# Topic 3 Z-scores

Z-score are transformations of the data to create some standardization.

Here is how we calculate Z-scores:

\[\begin{equation} z=\frac{x_i-\overline{x}}{sd} \end{equation}\]

It is important to note that Z-scores always have:

- Mean = 0
- SD = 1

The shape of the Z-score distribution equals the shape of the distribution of the original values. We can check this with SPSS using the commands from Labs 1 and 2.

## 3.1 The Z-distribution

What if our original distribution was a normal distribution?

Because Z-scores standardize the values of any distribution, we can use them to generalize the properties of ANY normal distribution.

This idea is fundamental for inferential statistics.

The Z-distribution, therefore, is a distribution of Z-scores created from the values of a perfectly normal distribution.

## 3.2 Important concepts

### 3.2.1 Percentiles

Remember what percentile meant when you took the SATs or ACTs?

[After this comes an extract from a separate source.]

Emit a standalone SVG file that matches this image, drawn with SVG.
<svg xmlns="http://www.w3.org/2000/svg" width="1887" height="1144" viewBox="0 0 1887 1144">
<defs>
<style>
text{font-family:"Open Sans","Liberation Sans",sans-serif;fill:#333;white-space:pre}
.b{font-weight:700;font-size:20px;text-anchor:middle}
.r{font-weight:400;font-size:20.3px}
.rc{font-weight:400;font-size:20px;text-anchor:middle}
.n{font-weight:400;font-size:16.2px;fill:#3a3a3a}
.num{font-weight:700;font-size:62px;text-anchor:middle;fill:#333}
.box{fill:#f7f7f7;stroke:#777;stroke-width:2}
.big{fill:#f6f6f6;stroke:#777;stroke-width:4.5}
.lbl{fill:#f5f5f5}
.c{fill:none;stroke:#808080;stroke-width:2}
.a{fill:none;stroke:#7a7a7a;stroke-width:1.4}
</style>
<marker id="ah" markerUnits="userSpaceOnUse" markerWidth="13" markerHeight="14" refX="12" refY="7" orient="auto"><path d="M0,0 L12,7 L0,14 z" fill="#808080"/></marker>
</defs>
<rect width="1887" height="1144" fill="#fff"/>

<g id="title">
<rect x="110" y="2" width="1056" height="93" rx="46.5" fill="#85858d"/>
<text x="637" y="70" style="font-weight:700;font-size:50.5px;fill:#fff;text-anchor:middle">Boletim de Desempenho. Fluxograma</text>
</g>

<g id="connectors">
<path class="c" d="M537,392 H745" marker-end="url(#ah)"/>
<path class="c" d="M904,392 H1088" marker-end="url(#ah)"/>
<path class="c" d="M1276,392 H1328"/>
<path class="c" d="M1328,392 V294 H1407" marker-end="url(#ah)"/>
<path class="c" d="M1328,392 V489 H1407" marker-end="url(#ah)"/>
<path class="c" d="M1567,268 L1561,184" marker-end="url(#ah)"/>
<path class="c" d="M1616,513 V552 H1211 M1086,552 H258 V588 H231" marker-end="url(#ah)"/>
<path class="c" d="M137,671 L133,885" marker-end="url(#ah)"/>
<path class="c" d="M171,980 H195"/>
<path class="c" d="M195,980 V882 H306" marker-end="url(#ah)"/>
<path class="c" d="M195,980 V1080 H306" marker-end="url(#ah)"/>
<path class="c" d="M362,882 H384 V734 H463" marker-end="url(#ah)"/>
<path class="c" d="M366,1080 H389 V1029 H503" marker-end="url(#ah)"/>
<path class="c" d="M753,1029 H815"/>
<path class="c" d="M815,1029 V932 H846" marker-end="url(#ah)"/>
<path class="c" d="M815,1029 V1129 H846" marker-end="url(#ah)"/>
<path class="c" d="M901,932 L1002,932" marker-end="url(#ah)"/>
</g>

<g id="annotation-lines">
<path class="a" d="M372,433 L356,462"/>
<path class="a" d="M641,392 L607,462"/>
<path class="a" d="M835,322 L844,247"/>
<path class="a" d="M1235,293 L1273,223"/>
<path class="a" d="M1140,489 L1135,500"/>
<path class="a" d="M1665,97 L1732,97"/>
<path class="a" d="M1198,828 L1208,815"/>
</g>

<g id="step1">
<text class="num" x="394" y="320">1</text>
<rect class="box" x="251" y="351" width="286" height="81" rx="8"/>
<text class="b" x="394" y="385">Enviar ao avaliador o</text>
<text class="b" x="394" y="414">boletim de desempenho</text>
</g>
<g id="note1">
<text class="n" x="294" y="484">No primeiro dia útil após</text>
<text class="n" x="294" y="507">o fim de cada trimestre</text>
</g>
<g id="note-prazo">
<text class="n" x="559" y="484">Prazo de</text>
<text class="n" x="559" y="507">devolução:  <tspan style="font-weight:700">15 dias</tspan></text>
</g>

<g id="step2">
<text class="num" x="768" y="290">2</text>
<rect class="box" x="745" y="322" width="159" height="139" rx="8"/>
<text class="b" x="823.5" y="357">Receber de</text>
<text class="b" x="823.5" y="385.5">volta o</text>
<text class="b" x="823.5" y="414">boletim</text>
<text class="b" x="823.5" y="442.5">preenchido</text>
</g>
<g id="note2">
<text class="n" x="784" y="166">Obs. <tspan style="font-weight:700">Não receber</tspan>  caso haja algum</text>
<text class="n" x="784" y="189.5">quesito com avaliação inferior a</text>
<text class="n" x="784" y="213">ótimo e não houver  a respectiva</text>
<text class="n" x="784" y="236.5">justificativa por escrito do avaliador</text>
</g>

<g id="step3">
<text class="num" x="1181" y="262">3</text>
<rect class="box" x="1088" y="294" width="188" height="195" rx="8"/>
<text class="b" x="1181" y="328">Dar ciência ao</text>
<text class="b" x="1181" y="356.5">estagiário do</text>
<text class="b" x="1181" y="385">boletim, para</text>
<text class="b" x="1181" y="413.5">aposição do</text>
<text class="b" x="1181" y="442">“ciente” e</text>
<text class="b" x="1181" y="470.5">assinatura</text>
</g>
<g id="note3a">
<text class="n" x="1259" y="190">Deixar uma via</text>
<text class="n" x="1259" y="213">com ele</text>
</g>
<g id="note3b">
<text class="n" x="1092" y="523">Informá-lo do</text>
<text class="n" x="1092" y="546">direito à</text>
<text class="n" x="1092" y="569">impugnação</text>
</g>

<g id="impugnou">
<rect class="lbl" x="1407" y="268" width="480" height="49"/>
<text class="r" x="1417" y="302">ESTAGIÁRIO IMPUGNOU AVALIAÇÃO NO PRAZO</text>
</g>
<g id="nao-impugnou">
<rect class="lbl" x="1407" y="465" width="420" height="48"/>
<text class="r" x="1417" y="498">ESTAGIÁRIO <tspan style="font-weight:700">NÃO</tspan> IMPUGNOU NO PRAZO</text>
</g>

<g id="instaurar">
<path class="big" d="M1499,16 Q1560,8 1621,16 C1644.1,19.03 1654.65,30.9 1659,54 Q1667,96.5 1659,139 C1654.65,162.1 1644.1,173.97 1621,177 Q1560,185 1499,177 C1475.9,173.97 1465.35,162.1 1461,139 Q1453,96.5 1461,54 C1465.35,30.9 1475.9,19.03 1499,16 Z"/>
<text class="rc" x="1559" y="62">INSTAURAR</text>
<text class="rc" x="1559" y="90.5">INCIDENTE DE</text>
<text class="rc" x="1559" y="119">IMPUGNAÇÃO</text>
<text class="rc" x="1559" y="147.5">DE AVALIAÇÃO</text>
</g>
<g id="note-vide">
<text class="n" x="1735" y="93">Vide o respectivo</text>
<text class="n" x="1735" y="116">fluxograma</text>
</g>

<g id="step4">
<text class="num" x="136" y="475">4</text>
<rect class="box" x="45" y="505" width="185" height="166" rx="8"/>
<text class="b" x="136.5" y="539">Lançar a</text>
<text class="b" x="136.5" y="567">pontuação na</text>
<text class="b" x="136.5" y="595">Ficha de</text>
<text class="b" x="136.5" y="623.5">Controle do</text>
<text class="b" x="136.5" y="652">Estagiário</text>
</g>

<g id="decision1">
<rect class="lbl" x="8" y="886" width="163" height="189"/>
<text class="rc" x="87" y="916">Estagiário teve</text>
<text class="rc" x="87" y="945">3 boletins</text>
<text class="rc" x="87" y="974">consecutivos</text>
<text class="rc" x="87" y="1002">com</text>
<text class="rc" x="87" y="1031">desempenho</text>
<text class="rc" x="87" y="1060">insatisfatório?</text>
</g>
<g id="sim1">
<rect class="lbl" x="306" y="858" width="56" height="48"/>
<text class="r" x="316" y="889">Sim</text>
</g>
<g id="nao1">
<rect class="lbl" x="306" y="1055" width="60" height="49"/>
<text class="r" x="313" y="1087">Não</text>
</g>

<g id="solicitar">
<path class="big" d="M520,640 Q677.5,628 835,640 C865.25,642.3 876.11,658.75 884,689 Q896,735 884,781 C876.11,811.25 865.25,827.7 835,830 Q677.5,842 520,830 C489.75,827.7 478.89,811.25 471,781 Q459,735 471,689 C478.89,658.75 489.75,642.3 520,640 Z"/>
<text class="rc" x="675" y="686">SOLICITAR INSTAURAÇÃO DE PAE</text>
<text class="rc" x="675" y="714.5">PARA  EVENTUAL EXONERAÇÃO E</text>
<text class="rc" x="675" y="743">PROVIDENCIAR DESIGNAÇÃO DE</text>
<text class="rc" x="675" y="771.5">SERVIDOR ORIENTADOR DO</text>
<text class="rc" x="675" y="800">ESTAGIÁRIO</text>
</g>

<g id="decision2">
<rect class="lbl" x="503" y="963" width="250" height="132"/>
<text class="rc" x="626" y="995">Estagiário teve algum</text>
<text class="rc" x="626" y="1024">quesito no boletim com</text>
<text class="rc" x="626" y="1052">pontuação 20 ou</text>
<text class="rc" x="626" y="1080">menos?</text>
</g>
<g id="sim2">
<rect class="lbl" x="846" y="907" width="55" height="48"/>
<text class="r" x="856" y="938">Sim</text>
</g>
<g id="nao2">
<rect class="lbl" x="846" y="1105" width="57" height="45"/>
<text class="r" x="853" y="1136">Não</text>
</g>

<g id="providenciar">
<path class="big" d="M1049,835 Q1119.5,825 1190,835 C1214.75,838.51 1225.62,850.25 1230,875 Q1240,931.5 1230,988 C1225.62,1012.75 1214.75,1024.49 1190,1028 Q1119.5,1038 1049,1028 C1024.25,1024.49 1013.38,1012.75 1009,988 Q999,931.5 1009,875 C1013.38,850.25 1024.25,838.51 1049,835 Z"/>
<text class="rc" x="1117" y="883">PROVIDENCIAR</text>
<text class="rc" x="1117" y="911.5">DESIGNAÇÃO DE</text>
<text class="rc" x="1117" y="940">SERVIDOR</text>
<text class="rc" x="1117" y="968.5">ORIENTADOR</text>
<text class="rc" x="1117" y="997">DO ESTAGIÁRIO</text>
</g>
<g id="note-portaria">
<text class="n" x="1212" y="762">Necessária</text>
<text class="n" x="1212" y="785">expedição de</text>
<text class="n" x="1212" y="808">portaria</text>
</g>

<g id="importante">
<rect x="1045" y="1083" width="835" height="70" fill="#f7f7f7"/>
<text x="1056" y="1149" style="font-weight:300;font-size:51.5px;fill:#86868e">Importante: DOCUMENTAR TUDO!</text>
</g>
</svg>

\(95^{th}\) percentile = 750, means 95% of all values fall below 750.

**Notation:** The \(X{th}\) percentile of a given variable is often referred to as \(C_{X}\).

- E.g. \(C_{95}\). is the \(95{th}\) percentile of a given variable.

### 3.2.2 Quartiles

Equally divide the data into 4 percentiles: the \(25^{th}\) percentile; the \(50^{th}\) percentile; the \(75^{th}\) percentile; the \(100^{th}\) percentile.

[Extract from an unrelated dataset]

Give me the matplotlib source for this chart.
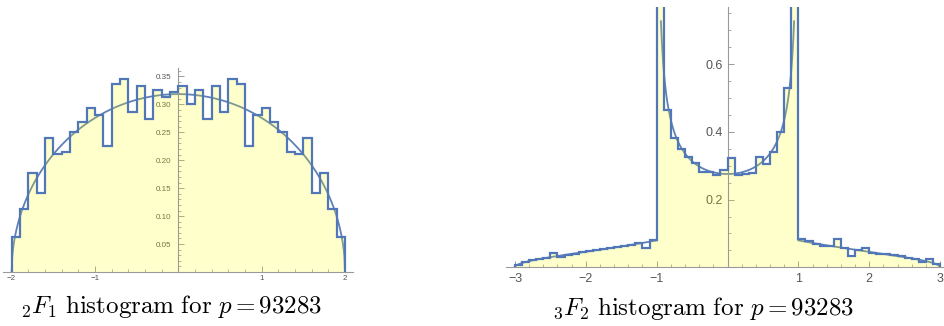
import numpy as np
import matplotlib
matplotlib.use("Agg")
import matplotlib.pyplot as plt
from matplotlib.ticker import MultipleLocator, FuncFormatter

plt.rcParams["mathtext.fontset"] = "cm"
plt.rcParams["font.family"] = ["Liberation Sans", "DejaVu Sans"]

# 2F1: 40 bins of width 0.1 on [-2, 2]
f21_range = (-2.0, 2.0)
f21_heights = [
    0.063, 0.112, 0.178, 0.142, 0.239, 0.211, 0.215, 0.250, 0.268, 0.293,
    0.281, 0.226, 0.336, 0.345, 0.286, 0.333, 0.274, 0.326, 0.314, 0.322,
    0.332, 0.300, 0.326, 0.274, 0.333, 0.286, 0.345, 0.336, 0.226, 0.281,
    0.293, 0.268, 0.250, 0.215, 0.211, 0.239, 0.142, 0.178, 0.112, 0.062,
]

# 3F2: 60 bins of width 0.1 on [-3, 3]
f32_range = (-3.0, 3.0)
f32_heights = [
    # -3.0 .. -1.1
    0.008, 0.015, 0.021, 0.025, 0.028, 0.041, 0.031, 0.037, 0.039, 0.044,
    0.048, 0.051, 0.054, 0.057, 0.060, 0.064, 0.067, 0.071, 0.058, 0.080,
    # -1.0 .. 0.9
    1.090, 0.466, 0.383, 0.351, 0.326, 0.309, 0.281, 0.281, 0.272, 0.289,
    0.324, 0.272, 0.275, 0.280, 0.326, 0.306, 0.341, 0.400, 0.530, 1.090,
    # 1.0 .. 2.9
    0.083, 0.077, 0.070, 0.064, 0.063, 0.084, 0.057, 0.033, 0.050, 0.057,
    0.043, 0.040, 0.038, 0.036, 0.032, 0.028, 0.024, 0.017, 0.025, 0.009,
]

captions = [r"${}_2F_1\ \mathrm{histogram\ for}\ p = 93283$",
            r"${}_3F_2\ \mathrm{histogram\ for}\ p = 93283$"]

blue = "#5E81B5"
edge_blue = "#5277B8"
tick_grey = "#555555"
axis_grey = "#9a9a9a"


def semicircle(x):
    return np.sqrt(4 - x ** 2) / (2 * np.pi)


def so3_part(t):
    # trace density of SO(3), weight 1/2
    return np.sqrt(3 - t) / np.sqrt(1 + t) / (4 * np.pi)


def minus_part(t):
    return np.sqrt(3 + t) / np.sqrt(1 - t) / (4 * np.pi)


def fmt_int(v, pos):
    if abs(v) < 1e-9:
        return ""
    return f"{v:.0f}".replace("-", "\u2212")


def fmt_dec(nd):
    def f(v, pos):
        if abs(v) < 1e-9:
            return ""
        return f"{v:.{nd}f}"
    return f


def style_axes(ax, size, xpad, ypad):
    for s in ["top", "right"]:
        ax.spines[s].set_visible(False)
    ax.spines["left"].set_position(("data", 0))
    ax.spines["bottom"].set_position(("data", 0))
    for s in ["left", "bottom"]:
        ax.spines[s].set_color(axis_grey)
        ax.spines[s].set_linewidth(0.8)
    ax.tick_params(which="both", direction="in", colors=axis_grey,
                   labelcolor=tick_grey, labelsize=size)
    ax.tick_params(axis="x", pad=xpad)
    ax.tick_params(axis="y", pad=ypad)
    ax.tick_params(which="major", length=4, width=0.7)
    ax.tick_params(which="minor", length=2, width=0.6)
    ax.set_facecolor("none")


def draw_hist(ax, heights, rng):
    edges = np.linspace(rng[0], rng[1], len(heights) + 1)
    ax.stairs(heights, edges, fill=True, color=(1.0, 1.0, 0.0), alpha=0.2,
              linewidth=0, zorder=2)
    ax.stairs(heights, edges, fill=False, color=edge_blue, linewidth=1.6,
              zorder=3)


fig = plt.figure(figsize=(9.44, 3.26), dpi=100)

# left panel
ax1 = fig.add_axes([0.0035, 0.1656, 0.3708, 0.6258])
x = np.linspace(-2, 2, 600)
ax1.plot(x, semicircle(x), color=blue, linewidth=1.3, zorder=1)
draw_hist(ax1, f21_heights, f21_range)
ax1.set_xlim(-2.1, 2.1)
ax1.set_ylim(0, 0.365)
style_axes(ax1, 5.8, 2.5, 5)
ax1.xaxis.set_major_locator(MultipleLocator(1))
ax1.xaxis.set_minor_locator(MultipleLocator(0.2))
ax1.yaxis.set_major_locator(MultipleLocator(0.05))
ax1.yaxis.set_minor_locator(MultipleLocator(0.01))
ax1.xaxis.set_major_formatter(FuncFormatter(fmt_int))
ax1.yaxis.set_major_formatter(FuncFormatter(fmt_dec(2)))

# right panel
ax2 = fig.add_axes([0.536, 0.18, 0.464, 0.7994])
tl = np.linspace(-3, -1, 300)
tc = np.linspace(-0.94, 0.94, 400)
tr = np.linspace(1, 3, 300)
ax2.plot(tl, minus_part(tl), color=blue, linewidth=1.3, zorder=1)
ax2.plot(tc, minus_part(tc) + so3_part(tc), color=blue, linewidth=1.3, zorder=1)
ax2.plot(tr, so3_part(tr), color=blue, linewidth=1.3, zorder=1)
draw_hist(ax2, f32_heights, f32_range)
ax2.set_xlim(-3.127, 3.056)
ax2.set_ylim(0, 0.77)
style_axes(ax2, 9, 4, 3.5)
ax2.xaxis.set_major_locator(MultipleLocator(1))
ax2.xaxis.set_minor_locator(MultipleLocator(0.2))
ax2.yaxis.set_major_locator(MultipleLocator(0.2))
ax2.yaxis.set_minor_locator(MultipleLocator(0.05))
ax2.xaxis.set_major_formatter(FuncFormatter(fmt_int))
ax2.yaxis.set_major_formatter(FuncFormatter(fmt_dec(1)))

fig.text(171 / 944, 13 / 326, captions[0], ha="center", va="baseline",
         fontsize=18)
fig.text(703 / 944, 11 / 326, captions[1], ha="center", va="baseline",
         fontsize=18)

fig.savefig("out.png", dpi=100)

**Notation:** There are only 4 quartiles. We define them as: \(Q_{X}\).

- 1st quartile = \(25^{th}\) percentile = \(Q_{1}\)
- 2nd quartile = \(50^{th}\) percentile = \(Q_{2}\)
- 3rd quartile = \(75^{th}\) percentile = \(Q_{3}\)
- 4th quartile = \(100^{th}\) percentile = \(Q_{4}\)

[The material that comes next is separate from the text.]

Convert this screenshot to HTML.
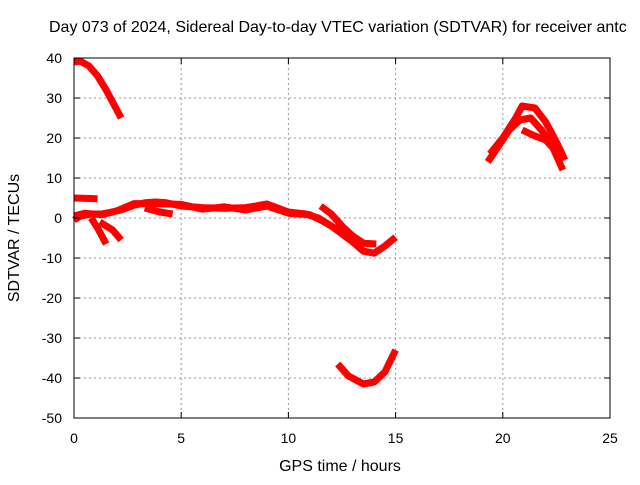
<!DOCTYPE html>
<html><head><meta charset="utf-8"><style>
body{margin:0;background:#fff;}
svg text{font-family:"Liberation Sans",sans-serif;font-size:14px;fill:#000;}
svg text.big{font-size:16px;}
</style></head><body>
<svg id="chart" width="640" height="480" xmlns="http://www.w3.org/2000/svg">
<text class="big" x="49" y="32">Day 073 of 2024, Sidereal Day-to-day VTEC variation (SDTVAR) for receiver antc</text>
<g id="grid"></g>
<g id="series"></g>
<rect x="74" y="58" width="536" height="360" fill="none" stroke="#000" stroke-width="1"/>
<g id="ticks"></g>
<text class="big" x="340" y="471" text-anchor="middle">GPS time / hours</text>
<text class="big" transform="translate(19,238) rotate(-90)" text-anchor="middle">SDTVAR / TECUs</text>
</svg>
<script>
const xTicks=[0,5,10,15,20,25];
const yTicks=[40,30,20,10,0,-10,-20,-30,-40,-50];
const arcTop=[[0,39],[0.3,39.2],[0.7,38],[1.1,35.5],[1.5,32],[1.9,28],[2.2,25]];
const flatFive=[[0,5],[1.1,4.8]];
const mainBand=[[0,-0.5],[0.3,0.5],[0.8,1],[1.3,1],[1.8,1.5],[2.3,2.2],[2.8,3.2],[3.3,3.8],[3.8,4],[4.3,3.8],[5,3],[6,2.6],[7,2.4],[8,2.6],[8.5,3],[9,3.5],[9.5,2.5],[10,1.5],[10.8,1],[11.4,0],[12,-2],[12.5,-4],[13,-6],[13.5,-8.3],[14,-8.8],[14.5,-7],[15,-4.8]];
const mainBand2=[[0,0.5],[0.5,1.2],[1.3,0.8],[2,1.8],[2.8,3.6],[3.8,3.6],[5,3.4],[6,2.2],[7,2.8],[8,2],[9,3],[10,1.2],[11,0.8],[11.5,-0.5],[12.5,-3.5],[13.3,-6.5]];
const secondBand=[[11.5,3],[12,1],[12.5,-2],[13,-4.5],[13.5,-6.3],[14.1,-6.5]];
const branchA=[[0.8,0],[1.1,-2.5],[1.5,-6.5]];
const branchB=[[1.2,-1],[1.8,-3],[2.2,-5.5]];
const branchC=[[3.3,2.5],[4,1.5],[4.6,1]];
const bottomArc=[[12.3,-36.5],[12.8,-39.5],[13.5,-41.5],[14,-41],[14.5,-38.5],[15,-33]];
const rightInner=[[19.3,14],[19.8,18],[20.3,22],[20.8,24.5],[21.3,25],[21.8,22],[22.3,18],[22.8,12]];
const rightOuter=[[19.4,16],[20,20],[20.6,25],[20.9,28],[21.5,27.5],[22,24],[22.5,19],[22.9,14.5]];
const rightMid=[[20.9,22],[21.5,20.5],[22,19.5],[22.6,16]];
const allSeries=[arcTop,flatFive,mainBand,mainBand2,secondBand,branchA,branchB,branchC,bottomArc,rightInner,rightOuter,rightMid];
const X=h=>74+h*536/25, Y=v=>58+(40-v)*4;
const NS="http://www.w3.org/2000/svg";
const grid=document.getElementById('grid'),ticks=document.getElementById('ticks'),ser=document.getElementById('series');
function mk(tag,a,p){const e=document.createElementNS(NS,tag);for(const k in a)e.setAttribute(k,a[k]);p.appendChild(e);return e;}
xTicks.forEach(t=>{
 if(t>0&&t<25){const g=mk('line',{x1:X(t),x2:X(t),y1:58,y2:418,stroke:'#999','stroke-dasharray':'2,3'},grid);
 
 }
 const tx=mk('text',{x:X(t),y:443,'text-anchor':'middle'},ticks);tx.textContent=t;
 
 
 mk('line',{x1:X(t),x2:X(t),y1:418,y2:412,stroke:'#000'},ticks);
 mk('line',{x1:X(t),x2:X(t),y1:58,y2:64,stroke:'#000'},ticks);
});
yTicks.forEach(t=>{
 if(t<40&&t>-50){const g=mk('line',{x1:74,x2:610,y1:Y(t),y2:Y(t),stroke:'#999','stroke-dasharray':'2,3'},grid);
 
 }
 const tx=mk('text',{x:62,y:Y(t)+5,'text-anchor':'end'},ticks);tx.textContent=t;
 
 
 mk('line',{x1:74,x2:80,y1:Y(t),y2:Y(t),stroke:'#000'},ticks);
 mk('line',{x1:604,x2:610,y1:Y(t),y2:Y(t),stroke:'#000'},ticks);
});
allSeries.forEach(s=>{
 const p=mk('polyline',{points:s.map(d=>X(d[0])+','+Y(d[1])).join(' '),fill:'none',stroke:'#f00','stroke-width':7,'stroke-linejoin':'round'},ser);
 
 
});
</script>
</body></html>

**Note:** Since the 4th quartile is the highest value, we are often more concerned about \(Q_{1}\), \(Q_{2}\) and \(Q_{3}\).

## 3.3 The empirical rules of the normal curve

Recall the rules of the normal curve from lecture (68%, 95% and 99%). Keep them in mind as we discuss Z-scores.

## 3.4 The Z-table

Because standard normal distributions are used very often, it is useful to have a table that summarizes its percentiles.

This is what Z-tables do. They give you the percentile for a given z value in a perfectly normal distribution. See the z-table at NYU classes.

## 3.5 Exercises

**Part 1**

Open the data set “Standard normal_N_10000.sav” from NYU classes.

This is a standard normal distribution with \(n=10000\). We will use it to illustrate the properties of the standard normal and to understand the Z-table.

Using SPSS, perform the following commands:

- Calculate measures of central tendency and measures of dispersion for the \(x\) variable.
- Check the histogram for the \(x\) variable. Be sure to include a normal curve above it.
- Create Z-scores for the values of \(x\). SPSS will create the variable \(Zx\).
- Calculate measures of central tendency and measures of dispersion for the \(Zx\) variable.
- Check the histogram for the \(Zx\) variable. Be sure to include a normal curve above it.
- Calculate the 90th, 95th, 97.5th and 99th percentile of the \(Zx\) distribution. Find those variables in the Z-table.

**Part 2**

Open the data set “earnings_data.sav” from NYU classes.

Perform the calculations in Part 1 for the variable \(wages\).